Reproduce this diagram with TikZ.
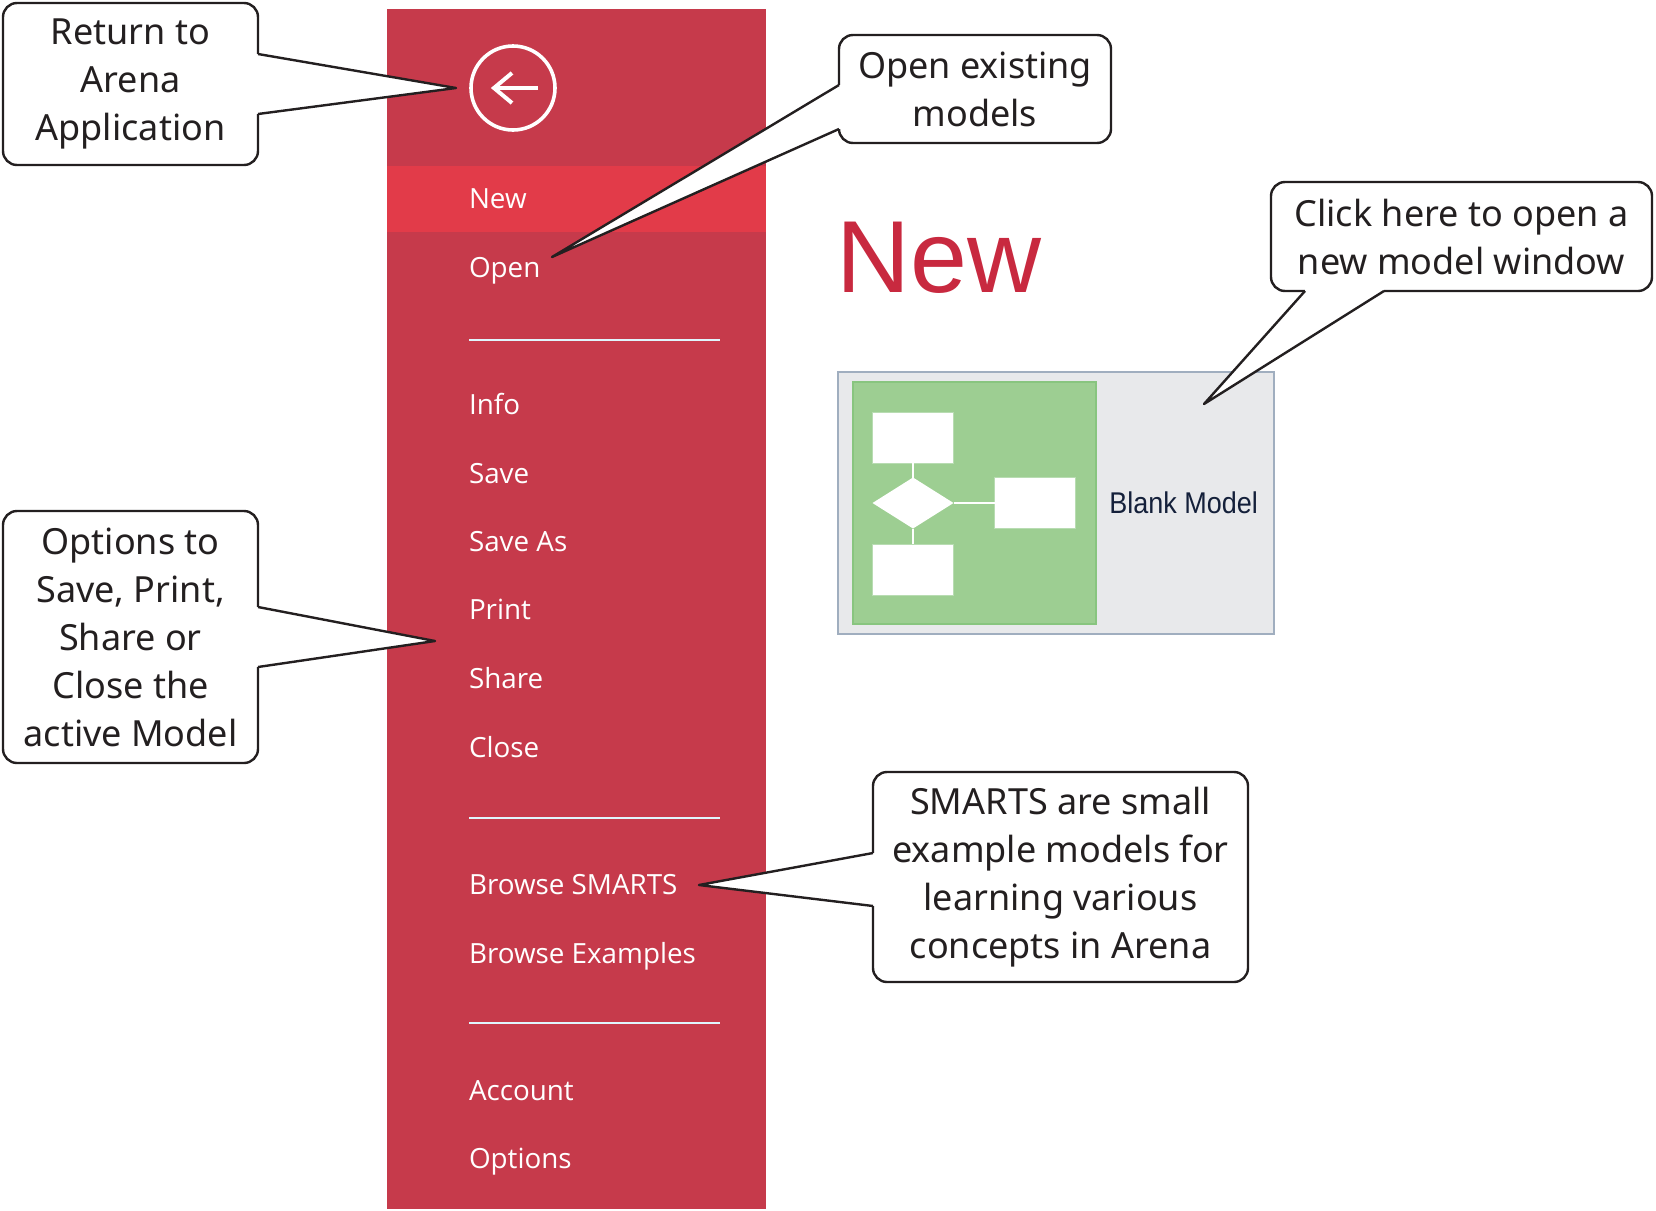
\documentclass[tikz,border=0pt]{standalone}
\usepackage{xcolor}
\usepackage{fontspec}
\setmainfont{Noto Sans}
\newfontfamily\menufont{Open Sans}
\newfontfamily\arialfont{Liberation Sans}
\newfontfamily\cardfont[FakeStretch=0.9]{Liberation Sans}
\usepackage{tikz}
\usetikzlibrary{positioning,shapes.geometric}
\definecolor{panelred}{HTML}{C63A4B}
\definecolor{hilitered}{HTML}{E23B49}
\definecolor{titlered}{HTML}{C8293F}
\definecolor{ink}{HTML}{231F20}
\definecolor{cardgray}{HTML}{E8E9EB}
\definecolor{cardedge}{HTML}{A0AEBF}
\definecolor{thumbgreen}{HTML}{9DCE92}
\definecolor{thumbedge}{HTML}{88C57F}
\definecolor{cardtext}{HTML}{14203A}
\tikzset{
    callbox/.style={draw=ink,fill=white,line width=1.2pt,rounded corners=7pt,
      inner sep=0pt,outer sep=0pt,align=center,text=ink,
      font=\fontsize{18}{24}\selectfont},
    calltail/.style={draw=ink,fill=white,line width=1.2pt,line join=round},
    menuitem/.style={anchor=base west,inner sep=0pt,outer sep=0pt,text=white,
      font=\menufont\fontsize{13.9}{16}\selectfont},
    menurule/.style={draw=white!88!cyan,line width=1.1pt},
    flowbox/.style={fill=white,draw=thumbedge!60!white,line width=0.4pt,inner sep=0pt,outer sep=0pt,
      minimum width=40.5pt,minimum height=25.5pt},
    flowline/.style={draw=white,line width=1.1pt}
}
\begin{document}
\begin{tikzpicture}[x=0.5pt,y=-0.5pt]
  \useasboundingbox (0,0) rectangle (1656,1211);
  % menu panel
  \node[fill=panelred,inner sep=0pt,outer sep=0pt,minimum width=189.5pt,minimum height=600pt] (panel) at (576.5,609) {};
  \node[fill=hilitered,inner sep=0pt,outer sep=0pt,minimum width=189.5pt,minimum height=33pt] (hilite) at (576.5,199) {};
  \node[circle,draw=white,line width=1.8pt,inner sep=0pt,minimum size=42pt] (backbtn) at (513,88) {};
  \draw[white,line width=2pt] (538,88)--(496,88);
  \draw[white,line width=2pt,line join=miter] (512,73)--(494,88)--(512,103);
  \foreach \n/\y/\v in {new/208/New,open/277/Open,info/414/Info,save/483/Save,saveas/551/Save As,
      print/619/Print,share/688/Share,close/757/Close,smarts/894/Browse SMARTS,
      examples/963/Browse Examples,account/1100/Account,options/1168/Options} {
    \node[menuitem] (m\n) at (469,\y) {\v};
  }
  \foreach \y in {340,818,1023} {
    \draw[menurule] (469,\y)--(720,\y);
  }
  % title and model card
  \node[anchor=base west,inner sep=0pt,text=titlered,font=\arialfont\fontsize{51.2}{52}\selectfont] (title) at (836,292) {New};
  \node[fill=cardgray,draw=cardedge,line width=1pt,inner sep=0pt,outer sep=0pt,minimum width=218pt,minimum height=131pt] (card) at (1056,503) {};
  \node[fill=thumbgreen,draw=thumbedge,line width=0.6pt,inner sep=0pt,outer sep=0pt,minimum width=121.5pt,minimum height=121pt] (thumb) at (974.5,503) {};
  \node[flowbox] (fbtop) at (913,437.5) {};
  \node[diamond,aspect=1.6,fill=white,inner sep=0pt,outer sep=0pt,minimum width=40.5pt,minimum height=25.5pt] (fbdec) at (913,503) {};
  \node[flowbox] (fbright) at (1035,503) {};
  \node[flowbox] (fblow) at (913,569.5) {};
  \draw[flowline] (fbtop)--(fbdec);
  \draw[flowline] (fbdec)--(fblow);
  \draw[flowline] (fbdec)--(fbright);
  \node[anchor=base west,inner sep=0pt,text=cardtext,font=\cardfont\fontsize{15}{16}\selectfont] (cardname) at (1109,513) {Blank Model};
  % callouts
  \node[callbox,minimum width=127.5pt,minimum height=81pt] (callret) at (130.5,84) {Return to\\Arena\\Application};
  \node[callbox,minimum width=136pt,minimum height=54pt] (callopen) at (975,89) {Open existing\\models};
  \node[callbox,minimum width=190.5pt,minimum height=54.5pt] (callclick) at (1461.5,236.5) {Click here to open a\\new model window};
  \node[callbox,minimum width=127.5pt,minimum height=126pt] (callopts) at (130.5,637) {Options to\\Save, Print,\\Share or\\Close the\\active Model};
  \node[callbox,minimum width=187.5pt,minimum height=105pt] (callsmarts) at (1060.5,877) {SMARTS are small\\example models for\\learning various\\concepts in Arena};
  \coordinate (ret-a) at (callret.east |- 0,54);
  \coordinate (ret-b) at (callret.east |- 0,114);
  \coordinate (ret-tip) at (456,88);
  \coordinate (open-a) at (callopen.west |- 0,85);
  \coordinate (open-b) at (callopen.west |- 0,129);
  \coordinate (open-tip) at (552,257);
  \coordinate (click-a) at (1305,0 |- callclick.south);
  \coordinate (click-b) at (1384,0 |- callclick.south);
  \coordinate (click-tip) at (1204,404);
  \coordinate (opts-a) at (callopts.east |- 0,607);
  \coordinate (opts-b) at (callopts.east |- 0,667);
  \coordinate (opts-tip) at (435,641);
  \coordinate (smarts-a) at (callsmarts.west |- 0,853);
  \coordinate (smarts-b) at (callsmarts.west |- 0,906);
  \coordinate (smarts-tip) at (699,885);
  \foreach \n in {ret,open,click,opts,smarts} {
    \draw[white,line width=1.8pt] (\n-a)--(\n-b);
    \path[calltail] (\n-a)--(\n-tip)--(\n-b);
  }
\end{tikzpicture}
\end{document}
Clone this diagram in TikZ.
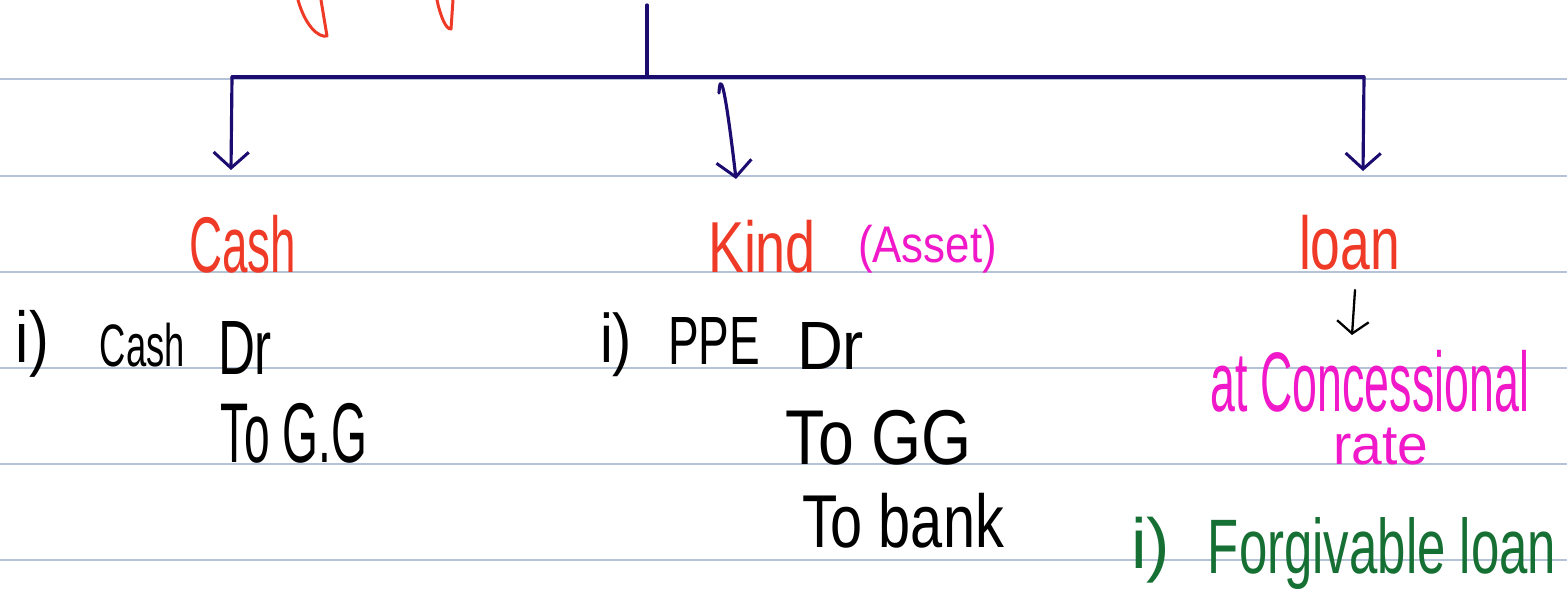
\documentclass[tikz,border=0pt]{standalone}
\usepackage{fontspec}
\setmainfont{Liberation Sans}
\usepackage{graphicx}
\usetikzlibrary{arrows.meta}
\definecolor{rule}{RGB}{180,195,216}
\definecolor{navyink}{RGB}{28,12,112}
\definecolor{redink}{RGB}{238,58,38}
\definecolor{pinkink}{RGB}{240,24,200}
\definecolor{greenink}{RGB}{22,112,52}
\newdimen\pxu \pxu=0.02cm
\newcommand\handtxt[3]{\resizebox*{#1\pxu}{#2\pxu}{#3}}
\tikzset{
  txt/.style={inner sep=0pt, outer sep=0pt, anchor=center},
  ruleline/.style={rule, line width=1.1pt},
  treeline/.style={navyink, line width=1.8pt, line cap=round, line join=round},
  treearrow/.style={treeline, -{Straight Barb[length=9pt,width=20pt,line width=1.7pt]}},
  smallarrow/.style={black, line width=1.3pt, line cap=round, -{Straight Barb[length=7pt,width=18pt,line width=1.3pt]}},
  redstroke/.style={redink, line width=1.7pt, line cap=round, line join=round}
}
\begin{document}
\begin{tikzpicture}[x=0.02cm,y=-0.02cm]
\useasboundingbox[fill=white] (0,0) rectangle (1567,590);
% ruled paper
\foreach \yy in {79,176,272,368,464,560}
  \draw[ruleline] (0,\yy) -- (1567,\yy);
% cut-off red strokes at top
\draw[redstroke] (298,0) .. controls (305,25) and (318,38) .. (327,36) -- (321,0);
\draw[redstroke] (437,0) .. controls (440,15) and (446,30) .. (451,29) -- (453,0);
% tree coordinates
\coordinate (top) at (647,5);
\coordinate (junc) at (647,77);
\coordinate (lft) at (232,77);
\coordinate (rgt) at (1364,77);
\coordinate (midstart) at (719,93);
\coordinate (lftend) at (231,170);
\coordinate (midend) at (736,179);
\coordinate (rgtend) at (1363,171);
% headings
\node[txt,text=redink] (cashH) at (242.5,244) {\handtxt{107}{58}{Cash}};
\node[txt,text=redink] (kindH) at (762,246.5) {\handtxt{108}{53}{Kind}};
\node[txt,text=pinkink] (assetH) at (927.5,249) {\handtxt{139}{48}{(Asset)}};
\node[txt,text=redink] (loanH) at (1349.5,242.5) {\handtxt{101}{55}{loan}};
% cash entry
\node[txt] (i1) at (32.5,343.5) {\handtxt{33}{67}{i)}};
\node[txt] (cash2) at (142.5,345) {\handtxt{85}{44}{Cash}};
\node[txt] (dr1) at (245,348.5) {\handtxt{54}{53}{Dr}};
\node[txt] (togg1) at (294,433) {\handtxt{146}{60}{To G.G}};
% kind entry
\node[txt] (i2) at (616,345) {\handtxt{32}{64}{i)}};
\node[txt] (ppe) at (714,340.5) {\handtxt{92}{47}{PPE}};
\node[txt] (dr2) at (830.5,345.5) {\handtxt{67}{47}{Dr}};
\node[txt] (togg2) at (879,437.5) {\handtxt{186}{55}{To GG}};
\node[txt] (tobank) at (903,520.5) {\handtxt{202}{55}{To bank}};
% loan branch
\coordinate (sastart) at (1355,290);
\coordinate (saend) at (1352,335);
\node[txt,text=pinkink,anchor=north] (concess) at (1370,350)
  {\begin{tabular}{@{}c@{}}\handtxt{318}{62}{at Concessional}\\[6pt]
   \hspace{21\pxu}\handtxt{95}{37}{rate}\end{tabular}};
\node[txt,text=greenink] (gi) at (1150.5,550) {\handtxt{39}{66}{i)}};
\node[txt,text=greenink] (forg) at (1382,554) {\handtxt{348}{72}{Forgivable loan}};
% tree
\draw[treeline] (top) -- (junc);
\draw[treeline] (lft) -- (rgt);
\draw[treearrow] (lft) -- (lftend);
\draw[treearrow] (midstart) .. controls (720,74) and (724,76) .. (midend);
\draw[treearrow] (rgt) -- (rgtend);
\draw[smallarrow] (sastart) -- (saend);
\end{tikzpicture}
\end{document}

## DIRECTION
Among the entries, how many lines include the word "diagram"? Answer with a single number and nothing further.

## SOLUTION
2